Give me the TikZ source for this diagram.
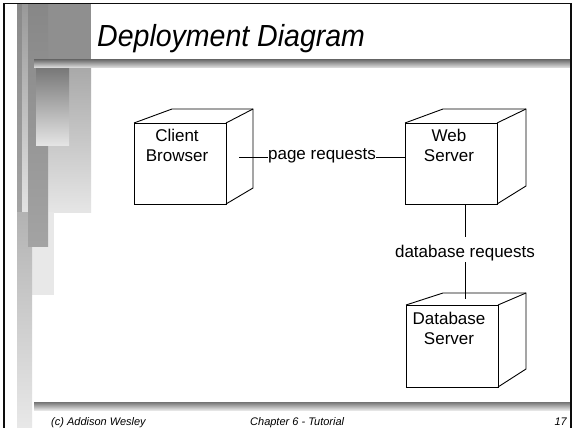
\documentclass[tikz,border=0pt]{standalone}
\usepackage{fontspec}
\setmainfont{Liberation Sans}
\usetikzlibrary{calc}
\definecolor{bordercol}{gray}{0.05}
\tikzset{
  deco/.style={draw=none},
  cubeface/.style={rectangle, draw, line width=0.9pt, minimum width=92pt, minimum height=81pt, inner sep=0pt, outer sep=0pt},
  cubeedge/.style={line width=0.9pt},
  nodetext/.style={align=center, font=\fontsize{17}{20}\selectfont, inner sep=0pt},
  linktext/.style={font=\fontsize{17}{20}\selectfont, inner sep=0pt},
  link/.style={line width=0.8pt},
  footer/.style={font=\fontsize{11}{13}\selectfont\itshape, inner sep=0pt},
  bar/.style={top color=black!55, bottom color=black!10, draw=none},
}
\begin{document}
\begin{tikzpicture}[x=1pt,y=-1pt]
\useasboundingbox (0,0) rectangle (574,428);
\fill[white] (0,0) rectangle (574,428);
% ---- left decoration ----
\shade[deco, top color=black!46, bottom color=black!36] (17,4) rectangle (22,212);
\shade[deco, top color=black!40, bottom color=black!11] (22,4) rectangle (28,212);
\fill[black!44] (48,4) rectangle (91,60);
\shade[deco, top color=black!35, bottom color=black!10] (48,60) rectangle (91,212);
\fill[black!9] (30,212) rectangle (54,295);
\shade[deco, top color=black!30, bottom color=black!9] (17,212) rectangle (32,428);
\shade[deco, top color=black!47, bottom color=black!36] (28,4) rectangle (48,246);
\shade[deco, top color=black!53, bottom color=black!10] (36,68) rectangle (69,146);
% ---- bars ----
\shade[bar] (34,60) rectangle (571,68);
\shade[bar] (34,402) rectangle (571,410);
% ---- border ----
\draw[bordercol, line width=1.8pt] (4,430) -- (4,3.5) -- (571,3.5) -- (571,430);
% ---- title ----
\node[anchor=base west, inner sep=0pt] (title) at (97,47)
  {\scalebox{0.935}[1]{\fontsize{30.5}{36}\selectfont\itshape Deployment Diagram}};
% ---- cubes ----
\node[cubeface] (client) at (180,163.5) {};
\draw[cubeedge] (client.north west) -- ++(38,-14) -- ($(client.north east)+(27,-14)$)
   -- ($(client.south east)+(27,-16)$) -- (client.south east);
\draw[cubeedge] (client.north east) -- ++(27,-14);
\node[nodetext] (clientlbl) at (177,145.8) {Client\\Browser};

\node[cubeface] (web) at (451,163.5) {};
\draw[cubeedge] (web.north west) -- ++(38,-14) -- ($(web.north east)+(29,-14)$)
   -- ($(web.south east)+(29,-18)$) -- (web.south east);
\draw[cubeedge] (web.north east) -- ++(29,-14);
\node[nodetext] (weblbl) at (449,145.5) {Web\\Server};

\node[cubeface, minimum height=82pt] (db) at (452,346) {};
\draw[cubeedge] (db.north west) -- ++(37,-12) -- ($(db.north east)+(28,-12)$)
   -- ($(db.south east)+(28,-18)$) -- (db.south east);
\draw[cubeedge] (db.north east) -- ++(28,-12);
\node[nodetext] (dblbl) at (449,328.3) {Database\\Server};

% ---- connectors ----
\coordinate (prstart) at (239,157);
\node[linktext, anchor=mid] (preq) at (322,157) {page requests};
\draw[link] (prstart) -- (preq.mid west);
\draw[link] (preq.mid east) -- (web.west |- preq.mid east);

\node[linktext, anchor=base] (dbreq) at (465,257) {database requests};
\coordinate (dbtop) at (465,299);
\draw[link] (web.south -| dbreq.north) -- ([yshift=7.6pt]dbreq.north);
\draw[link] ([yshift=-1.4pt]dbreq.south) -- (dbtop);

% ---- footer ----
\node[footer, anchor=base west] (fleft) at (51,425) {(c) Addison Wesley};
\node[footer, anchor=base west] (fmid) at (250,425) {Chapter 6 - Tutorial};
\node[footer, anchor=base east] (fright) at (567,425) {17};
\end{tikzpicture}
\end{document}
++++++
• [GIVEN TASK]
Each line of the data is to be duplicated exactly; pictures stay out of the copy.

• [COMPLETE OUTPUT]
Give me the TikZ source for this diagram.
\documentclass[tikz,border=0pt]{standalone}
\usepackage{fontspec}
\setmainfont{Liberation Sans}
\usetikzlibrary{calc}
\definecolor{bordercol}{gray}{0.05}
\tikzset{
  deco/.style={draw=none},
  cubeface/.style={rectangle, draw, line width=0.9pt, minimum width=92pt, minimum height=81pt, inner sep=0pt, outer sep=0pt},
  cubeedge/.style={line width=0.9pt},
  nodetext/.style={align=center, font=\fontsize{17}{20}\selectfont, inner sep=0pt},
  linktext/.style={font=\fontsize{17}{20}\selectfont, inner sep=0pt},
  link/.style={line width=0.8pt},
  footer/.style={font=\fontsize{11}{13}\selectfont\itshape, inner sep=0pt},
  bar/.style={top color=black!55, bottom color=black!10, draw=none},
}
\begin{document}
\begin{tikzpicture}[x=1pt,y=-1pt]
\useasboundingbox (0,0) rectangle (574,428);
\fill[white] (0,0) rectangle (574,428);
% ---- left decoration ----
\shade[deco, top color=black!46, bottom color=black!36] (17,4) rectangle (22,212);
\shade[deco, top color=black!40, bottom color=black!11] (22,4) rectangle (28,212);
\fill[black!44] (48,4) rectangle (91,60);
\shade[deco, top color=black!35, bottom color=black!10] (48,60) rectangle (91,212);
\fill[black!9] (30,212) rectangle (54,295);
\shade[deco, top color=black!30, bottom color=black!9] (17,212) rectangle (32,428);
\shade[deco, top color=black!47, bottom color=black!36] (28,4) rectangle (48,246);
\shade[deco, top color=black!53, bottom color=black!10] (36,68) rectangle (69,146);
% ---- bars ----
\shade[bar] (34,60) rectangle (571,68);
\shade[bar] (34,402) rectangle (571,410);
% ---- border ----
\draw[bordercol, line width=1.8pt] (4,430) -- (4,3.5) -- (571,3.5) -- (571,430);
% ---- title ----
\node[anchor=base west, inner sep=0pt] (title) at (97,47)
  {\scalebox{0.935}[1]{\fontsize{30.5}{36}\selectfont\itshape Deployment Diagram}};
% ---- cubes ----
\node[cubeface] (client) at (180,163.5) {};
\draw[cubeedge] (client.north west) -- ++(38,-14) -- ($(client.north east)+(27,-14)$)
   -- ($(client.south east)+(27,-16)$) -- (client.south east);
\draw[cubeedge] (client.north east) -- ++(27,-14);
\node[nodetext] (clientlbl) at (177,145.8) {Client\\Browser};

\node[cubeface] (web) at (451,163.5) {};
\draw[cubeedge] (web.north west) -- ++(38,-14) -- ($(web.north east)+(29,-14)$)
   -- ($(web.south east)+(29,-18)$) -- (web.south east);
\draw[cubeedge] (web.north east) -- ++(29,-14);
\node[nodetext] (weblbl) at (449,145.5) {Web\\Server};

\node[cubeface, minimum height=82pt] (db) at (452,346) {};
\draw[cubeedge] (db.north west) -- ++(37,-12) -- ($(db.north east)+(28,-12)$)
   -- ($(db.south east)+(28,-18)$) -- (db.south east);
\draw[cubeedge] (db.north east) -- ++(28,-12);
\node[nodetext] (dblbl) at (449,328.3) {Database\\Server};

% ---- connectors ----
\coordinate (prstart) at (239,157);
\node[linktext, anchor=mid] (preq) at (322,157) {page requests};
\draw[link] (prstart) -- (preq.mid west);
\draw[link] (preq.mid east) -- (web.west |- preq.mid east);

\node[linktext, anchor=base] (dbreq) at (465,257) {database requests};
\coordinate (dbtop) at (465,299);
\draw[link] (web.south -| dbreq.north) -- ([yshift=7.6pt]dbreq.north);
\draw[link] ([yshift=-1.4pt]dbreq.south) -- (dbtop);

% ---- footer ----
\node[footer, anchor=base west] (fleft) at (51,425) {(c) Addison Wesley};
\node[footer, anchor=base west] (fmid) at (250,425) {Chapter 6 - Tutorial};
\node[footer, anchor=base east] (fright) at (567,425) {17};
\end{tikzpicture}
\end{document}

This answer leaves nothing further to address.